:: Materials provided ::
────────

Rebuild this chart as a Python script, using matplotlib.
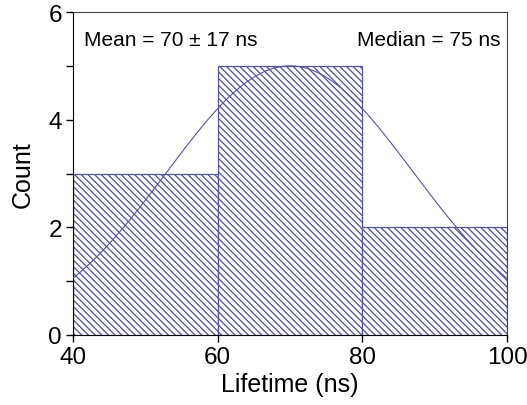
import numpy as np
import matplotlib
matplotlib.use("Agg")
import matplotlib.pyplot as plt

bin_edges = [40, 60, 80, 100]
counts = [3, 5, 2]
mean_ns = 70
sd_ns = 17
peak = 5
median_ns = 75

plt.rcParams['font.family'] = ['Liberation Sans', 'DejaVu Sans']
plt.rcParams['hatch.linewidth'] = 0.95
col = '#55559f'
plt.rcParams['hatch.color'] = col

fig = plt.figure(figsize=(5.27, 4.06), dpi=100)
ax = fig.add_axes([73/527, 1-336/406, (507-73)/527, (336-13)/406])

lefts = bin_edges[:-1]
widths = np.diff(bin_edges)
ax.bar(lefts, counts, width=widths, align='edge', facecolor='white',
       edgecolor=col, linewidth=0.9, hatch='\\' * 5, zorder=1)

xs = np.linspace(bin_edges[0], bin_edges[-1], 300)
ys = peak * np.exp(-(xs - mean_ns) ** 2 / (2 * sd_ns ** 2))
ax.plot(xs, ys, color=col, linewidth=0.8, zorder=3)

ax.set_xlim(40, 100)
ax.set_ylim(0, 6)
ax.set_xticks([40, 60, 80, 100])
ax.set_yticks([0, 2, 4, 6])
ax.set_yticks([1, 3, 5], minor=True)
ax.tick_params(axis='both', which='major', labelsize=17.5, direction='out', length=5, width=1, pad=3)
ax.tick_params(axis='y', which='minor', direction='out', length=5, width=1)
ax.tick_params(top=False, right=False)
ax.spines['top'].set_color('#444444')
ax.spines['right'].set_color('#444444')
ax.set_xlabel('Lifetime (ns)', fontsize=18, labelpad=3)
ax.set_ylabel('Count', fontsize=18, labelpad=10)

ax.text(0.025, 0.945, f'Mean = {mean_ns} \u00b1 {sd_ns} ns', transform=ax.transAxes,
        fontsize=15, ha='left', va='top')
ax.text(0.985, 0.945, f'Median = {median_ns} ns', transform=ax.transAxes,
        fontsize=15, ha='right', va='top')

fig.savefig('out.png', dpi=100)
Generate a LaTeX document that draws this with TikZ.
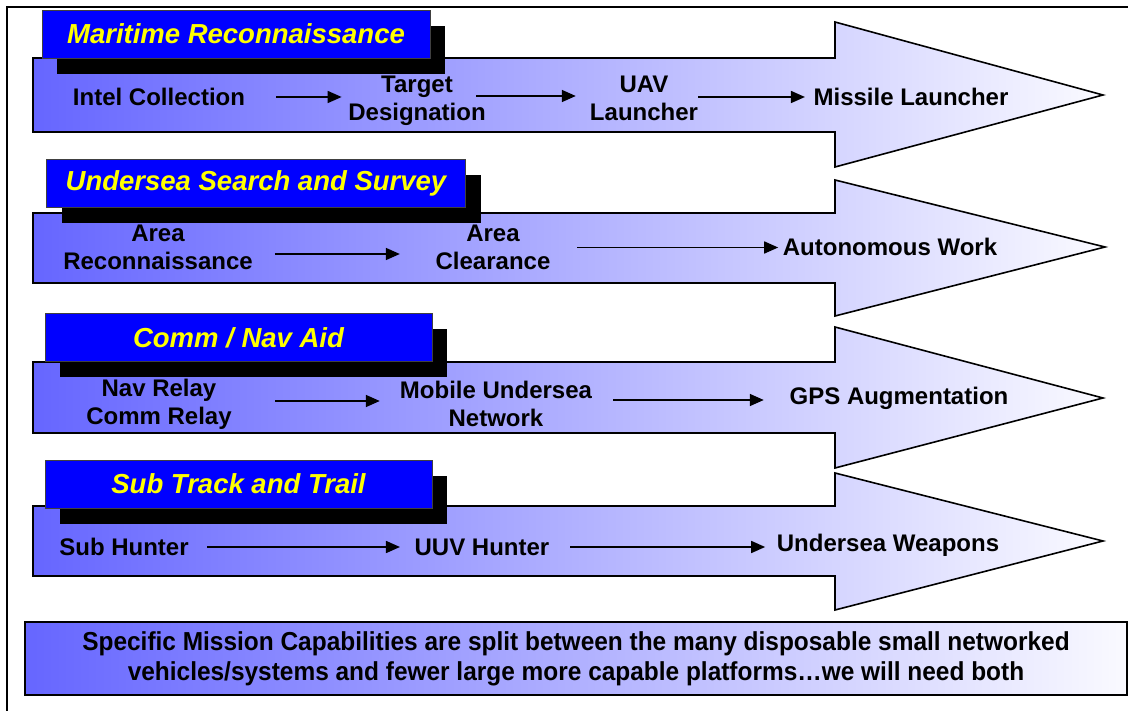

────────

:: Aim of the exercise ::
Show every line that contains the word "matplotlib".

:: Result of this exercise ::
Rebuild this chart as a Python script, using matplotlib.
import matplotlib
matplotlib.use("Agg")
import matplotlib.pyplot as plt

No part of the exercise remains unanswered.